By Alvaro Blanco
Miami, Jun 17 (EFE).- “5 percent of the world’s population. 25 percent of the world’s prisoners”
Those statistics appear on one of the 30 signs that make up a traveling public art exhibition now on display in this South Florida city, a project that aims to raise public awareness about mass incarceration in the United States and demand judicial reform.
On another sign in Spanish, the Guerrilla Girls art collective asserts that racism is at the heart of the problem, stating that African-American Floridians are “jailed at a rate four times greater” than other inhabitants of that southeastern US state.
Organized by the non-profit organizations SaveArtSpace and Art at a Time Like This, that project shines a spotlight on a reality that has grown massively over the past five decades.
The American Civil Liberties Union says the US prison population has expanded by 500 percent since 1970 and that nearly 2 million people are currently behind bars.
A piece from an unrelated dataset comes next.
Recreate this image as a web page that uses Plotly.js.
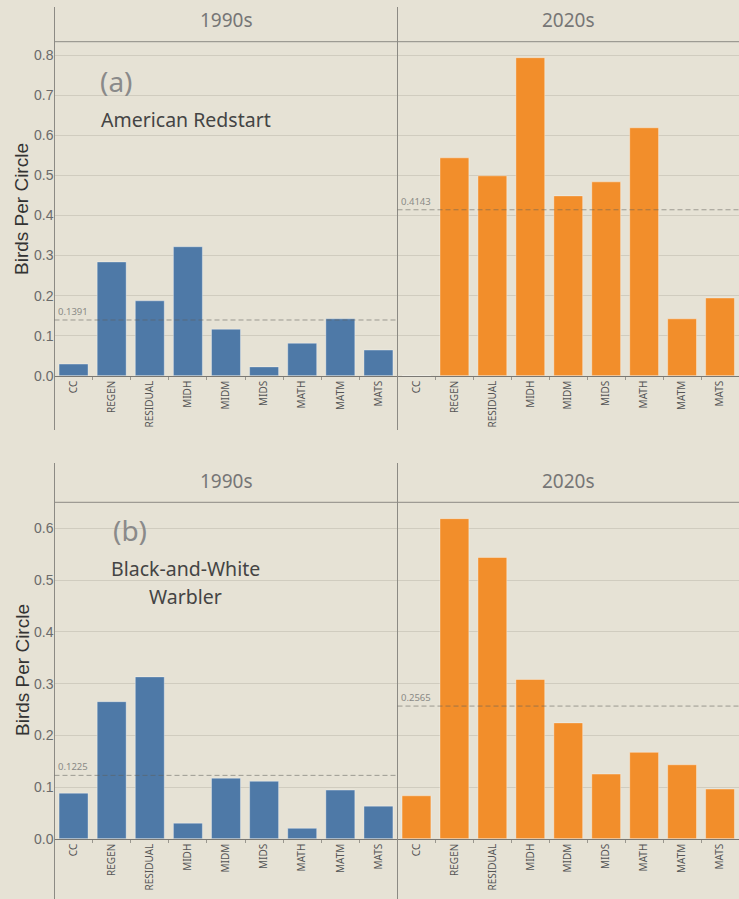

The touring exhibition has begun in Miami, the biggest city in a state whose incarceration rate of 795 per 100,000 people is significantly higher than the national average of 664 per 100,000, according to the Prison Policy non-profit organization.
That group says on its website, however, that “every single US state incarcerates more people per capita than virtually any independent democracy on earth.”
One of the renowned artists involved in the project, Faylita Hicks, said she was jailed for writing a bad check in the amount of $25, adding that she spent 45 days behind bars because she was unable to post bail while awaiting trial.
Her sign shows a blind-folded young African-American man, an image intended to denounce a justice system that she says is theoretically blind (fair and unbiased) but is not so in practice.
Next to the image is a message alluding to the 1776 US Declaration of Independence that reads: “We Hold These Truths to be Evidence – All are Created Equal, Are Endowed with Rights. Among These, Life, Liberty, the Pursuit of Happiness.”
The project is titled “8×5,” a reference to the average size of a US prison cell – eight feet by five feet (2.4 meters by 1.5 m).
Anne Verhallen, curator of the project and co-founder of Art at A Time Like This, told Efe it is important to raise awareness among ordinary citizens about the magnitude of the problem.
To that end, organizers purchased ad space at 15 bus stops and an equal number of billboards located on busy streets in Miami to convey their messages and push for dialogue and potential solutions.
A sign by Shepard Fairey, who designed then-presidential candidate Barack Obama’s famous “Hope” poster in 2008, not only notes that America’s prison population is a quarter of the total for the entire planet but also points out that 70 million Americans – out of a population of 330 million – have a criminal record.
In his sign, multimedia artist Sam Durant states that “90 percent of defendants must take a plea bargain or risk waiting years in jail for a trial date.”
Like Fairey and Durant, artist Sherill Roland also cited statistics for his sign.
“Interesting Fact: Florida has a conviction rate above 90 percent. Florida’s prison population: over 170,000 people. Margin of error is 10 percent. Roughly 17,000 individuals sit in prison by mistake. Those wrongfully incarcerated persons could fill the DRIVE PINK Stadium,” a soccer-specific facility in the nearby city of Ft. Lauderdale.
After attempting to trigger debate in Miami about the US penal justice system, the art exhibit will next arrive in New York City, Houston, Los Angeles and Washington DC.
The idea both in South Florida and the other stops of the traveling exhibition is to situate the signs near courthouses and government buildings, places where decisions are made that affect the size of the country’s prison population.